What happened — and what didn't
The compromised wallet was an externally owned account used by a backend “refiller” service that had been dormant. The attacker gained control of the private key and began siphoning funds. Automated transfers of roughly 5,000 POL every 30 seconds flowed from the compromised internal addresses to the attacker's wallet (0x8F98075db5d6C620e8D420A8c516E2F2059d9B91), which then routed the stolen tokens to exchanges and mixing services, including ChangeNOW.
Early reports called the incident an “exploit,” but Polymarket product lead Mustafa Aljadery and others corrected the record: the code was never broken. The UMA CTF Adapter — an audited piece of the resolution stack — was not touched. Polygon CTO Mudit Gupta confirmed that the compromised component was Polymarket's market initializer, and that there was no impact to users or contracts.
Why the old key mattered
The private key was roughly six years old and had been sitting dormant. Polymarket uses Gnosis Conditional Tokens and UMA’s optimistic oracle; the UMA CTF Adapter has undergone OpenZeppelin audits and was not compromised. The drained wallets were operationally adjacent to the resolution stack but the adapter itself remained untouched.
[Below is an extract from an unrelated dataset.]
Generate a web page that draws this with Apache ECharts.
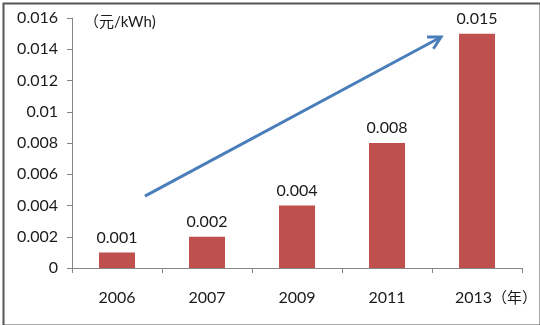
<!DOCTYPE html>
<html><head><meta charset="utf-8">
<script src="https://cdn.jsdelivr.net/npm/echarts@6/dist/echarts.min.js"></script>
<style>html,body{margin:0;padding:0;background:#fff}#c{width:540px;height:325px}</style>
</head><body><div id="c"></div>
<script>
const categories = ['2006', '2007', '2009', '2011', '2013'];
const values = [0.001, 0.002, 0.004, 0.008, 0.015];
const yTicks = [0, 0.002, 0.004, 0.006, 0.008, 0.01, 0.012, 0.014, 0.016];
const unitLabel = '（元/kWh)';
const yearSuffix = '（年）';
// trend arrow endpoints in data units: [category position, value]
const trendArrow = [[0.81, 0.0046], [4.1, 0.01478]];

const font = 'Lato, "Noto Sans CJK SC", sans-serif';
const chart = echarts.init(document.getElementById('c'), null, {renderer: 'canvas'});
const arrowColor = '#4A7EBB';
chart.setOption({
  animation: false,
  grid: {left: 72, right: 17, top: 18, bottom: 57},
  xAxis: [{
    type: 'category', data: categories,
    axisLine: {lineStyle: {color: '#868686', width: 1}},
    axisTick: {show: true, length: 5, interval: 0, lineStyle: {color: '#868686'}},
    axisLabel: {
      interval: 0,
      color: '#1a1a1a', fontSize: 16, fontFamily: font, margin: 22,
      formatter: (v, i) => i === categories.length - 1 ? '{pad|}' + v + '{u|' + yearSuffix + '}' : v,
      rich: {pad: {width: 38}, u: {fontSize: 15, fontFamily: font, color: '#1a1a1a'}}
    }
  }, {
    type: 'value', min: 0, max: 5, show: false
  }],
  yAxis: {
    type: 'value', min: 0, max: 0.016, interval: 0.002,
    splitLine: {show: false},
    axisLine: {show: true, lineStyle: {color: '#868686'}},
    axisTick: {show: true, length: 5, lineStyle: {color: '#868686'}},
    axisLabel: {color: '#1a1a1a', fontSize: 16, fontFamily: font, margin: 14,
      formatter: v => { const t = yTicks.find(x => Math.abs(x - v) < 1e-9); return t === undefined ? '' : String(t); }}
  },
  series: [{
    type: 'bar', data: values, barWidth: '40%',
    itemStyle: {color: '#C0504D'},
    label: {show: true, position: 'top', distance: 7, color: '#1a1a1a', fontSize: 16, fontFamily: font,
      formatter: p => String(p.value)}
  }, {
    type: 'custom', xAxisIndex: 1, yAxisIndex: 0,
    data: [[0]],
    silent: true,
    renderItem: (params, api) => {
      const a = api.coord(trendArrow[0]);
      const b = api.coord(trendArrow[1]);
      const ang = Math.atan2(b[1] - a[1], b[0] - a[0]);
      const L = 14, spread = 0.5;
      const p1 = [b[0] - L * Math.cos(ang - spread), b[1] - L * Math.sin(ang - spread)];
      const p2 = [b[0] - L * Math.cos(ang + spread), b[1] - L * Math.sin(ang + spread)];
      return {type: 'group', children: [
        {type: 'line', shape: {x1: a[0], y1: a[1], x2: b[0] - 1.5*Math.cos(ang), y2: b[1] - 1.5*Math.sin(ang)}, style: {stroke: arrowColor, lineWidth: 3}},
        {type: 'polyline', shape: {points: [p1, b, p2]}, style: {stroke: arrowColor, lineWidth: 3, fill: null, lineJoin: 'miter'}}
      ]};
    }
  }],
  graphic: [
    {type: 'rect', left: 1, top: 1, shape: {width: 537, height: 322}, style: {fill: null, stroke: '#555', lineWidth: 2}, silent: true},
    {type: 'text', left: 84, top: 15, style: {text: unitLabel, fontSize: 15, fontFamily: font, fill: '#1a1a1a'}}
  ]
});
</script></body></html>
“The CTF contract was not exploited,” Aljadery stated. “The drained address was an internal ops wallet.”
What Polymarket did next
Once the breach was detected, the platform rotated the leaked key, revoked permissions, and migrated the affected service to key management through AWS KMS. Active markets, share-redemption logic, and core Polymarket contracts continued working normally throughout the incident. The loss was entirely on Polymarket’s own operational treasury — no user funds were ever in danger.
Gupta explained that the compromised component was the market initializer, and that the fix was straightforward: replace the old key with proper key management.
Unresolved questions
Polymarket has not disclosed how the attacker obtained the six-year-old private key. The platform said it has rotated the key and migrated to KMS, but the investigation into the initial compromise is ongoing. The attacker's wallet remains active, and funds have been moving through mixing services, making recovery unlikely.